Graduating from Your Fertility Journey - How to Juggle Your Emotions
Congratulations!
You’ve “graduated” from your fertility treatments and are transitioning to your regular OB. If you thought you’d be completely thrilled and find that you are anxious also, you’ll be relieved to know that your reaction is common. The main reason is because all change, even good change, is stressful. The stress is triggered by our inability to predict what may come next. Our brains are wired to “worry, watch and wait”, and that doesn’t stop midway through our pregnancy. Particularly if you’ve had some losses and disappointments getting to where you are now. Besides, we are capable of experiencing two or even three emotions at the same time. For example, we may be happy to be pregnant, missing the constant connection to our fertility team and their monitoring, and worried about dealing with a newborn. Don’t let mixed emotions throw you. You are not jinxing your pregnancy if you are not totally ecstatic, and you are not ‘ungrateful’ or ‘unstable”. You are normal.
Here are some strategies and evidence-based advice that have helped my patients move forward with more confidence and self-compassion.
High-five yourself
Your resilience and determination got you to this point. You managed hormone treatments, medical procedures, waiting periods, disappointments and, perhaps, some changing diagnoses. Give yourself even half the credit and support you’d give a loved one going through the same journey, and you will be starting your new journey with more self-care.
Take charge
To increase your sense of control, ask your RMA of New York care team for a detailed summary of your journey so far so you can share it with your OB. Include your medical history, treatments, and recommendations so you don’t have to wait while your REI and your OB find time to talk to each other, and you don’t have to remember your whole journey in detail.
Don’t worry about worrying
Stress did not create your fertility problems.
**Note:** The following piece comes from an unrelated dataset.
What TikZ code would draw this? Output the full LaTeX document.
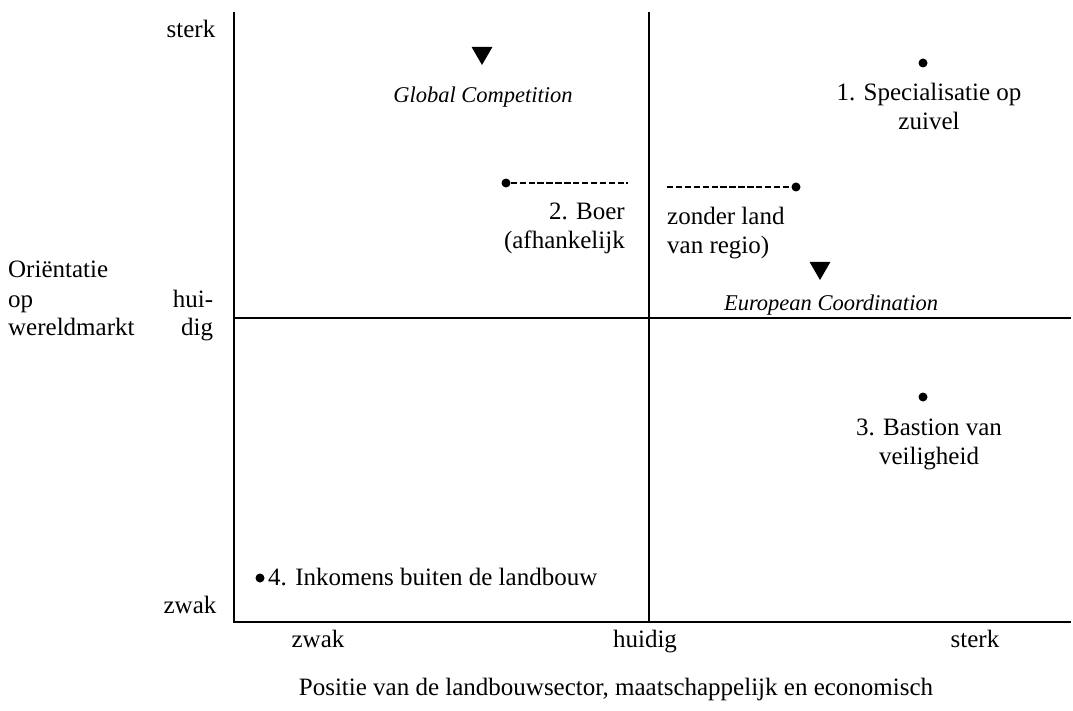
\documentclass[tikz,border=0pt]{standalone}
\usepackage{fontspec}
\setmainfont{Liberation Serif}
\usetikzlibrary{
  shapes.geometric,
}

\begin{document}
\begin{tikzpicture}[x=1pt, y=-1pt,
  every node/.style={inner sep=0pt, font=\fontsize{25}{29}\selectfont},
  axis/.style={line width=2pt},
  dot/.style={circle, fill, minimum size=9pt},
  tri/.style={regular polygon, regular polygon sides=3, shape border rotate=180, fill, minimum size=24pt},
  trend/.style={font=\fontsize{22.5}{27}\selectfont\itshape},
  dashline/.style={line width=1.3pt, dash pattern=on 6.4pt off 2.5pt},
]
\useasboundingbox (0,0) rectangle (1073,711);
\draw[axis] (234,12) -- (234,622) -- (1071,622);
\draw[axis] (649,12) -- (649,622);
\draw[axis] (234,318) -- (1071,318);
\node[anchor=base] (ysterk) at (191,38) {sterk};
\node[anchor=base] (yzwak) at (190,613) {zwak};
\node[anchor=base west, text width=205pt, align=left] (ylabel) at (8,278)
  {Oriëntatie\\op\hfill hui-\\wereldmarkt\hfill dig};
\node[anchor=base] (xzwak) at (318,647) {zwak};
\node[anchor=base] (xhuidig) at (645,647) {huidig};
\node[anchor=base] (xsterk) at (975,647) {sterk};
\node[anchor=base] (xlabel) at (616,695) {Positie van de landbouwsector, maatschappelijk en economisch};
\node[tri] (gc) at (482,53) {};
\node[trend, anchor=base] (gctext) at (483,103) {Global Competition};
\node[tri] (ec) at (820,268) {};
\node[trend, anchor=base] (ectext) at (831,310) {European Coordination};
\node[dot] (s1) at (923,63) {};
\node[anchor=base, align=center] (s1text) at (929,130) {1. Specialisatie op\\zuivel};
\node[dot] (s2a) at (506,183) {};
\coordinate (s2aend) at (628,183);
\draw[dashline] (s2a) -- (s2aend);
\node[anchor=base east, align=right] (s2atext) at (625,249) {2. Boer\\(afhankelijk};
\node[dot] (s2b) at (796,187) {};
\coordinate (s2bend) at (667,187);
\draw[dashline] (s2bend) -- (s2b);
\node[anchor=base west, align=left] (s2btext) at (667,254) {zonder land\\van regio)};
\node[dot] (s3) at (923,397) {};
\node[anchor=base, align=center] (s3text) at (929,464) {3. Bastion van\\veiligheid};
\node[dot] (s4) at (260,578) {};
\node[anchor=base west] (s4text) at (268,585) {4. Inkomens buiten de landbouw};
\end{tikzpicture}
\end{document}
It’s the other way around. Fertility problems created your stress. So, if you find yourself reviewing the problems you had on your journey, including miscarriages or other losses, you are not endangering your pregnancy. You are, however, missing opportunities to create more enjoyable pregnancy memories. If you find yourself previewing possible pregnancy problems in the future, bring yourself back into the present, the here and now. Some do that through meditation, some through mindfulness, some through music or prayer or games or walks. Whatever reminds you that you are okay right now will reduce your anxiety and improve emotional well-being (Sun et al., 2021).
Find the right listener.
We’ve all heard that expressing fears out loud makes them less frightening than when we are just thinking them, alone, in the middle of the night. But not any listener will do. Find support from those who can hear you and are not just waiting until you finish talking so they can tell you about their problems. If you can, find those who have had similar journeys so when they say, “I understand”, you know that they do! Peer support groups, either in-person or online, can also be a source of comfort.
Think about therapy
If your support group is not enough, there are therapists trained to help those going through fertility journeys. Often, just a few visits are enough to make a difference. By the way, it’s usually not what the therapist says that helps the most – it is what the therapist says that you can say to yourself that helps! You can find therapists through Resolve, ASRM, the American Psychiatric Association, The American Psychological Association, and the National Association of Cognitive-Behavioral Therapists. Studies show that in addition to cognitive-behavioral therapy (CBT) and relaxation techniques (Boivin et al., 2016), yoga and REI-approved physical exercise help reduce pregnancy stress. (Rakhshani et al., 2012).
Finally, remember that going on a journey means traveling to places you’ve never been before and observing, rather than controlling, the experience. Pregnancy is a journey. Don’t forget to take time to relax, look around, and gather memories. And bank a lot of sleep!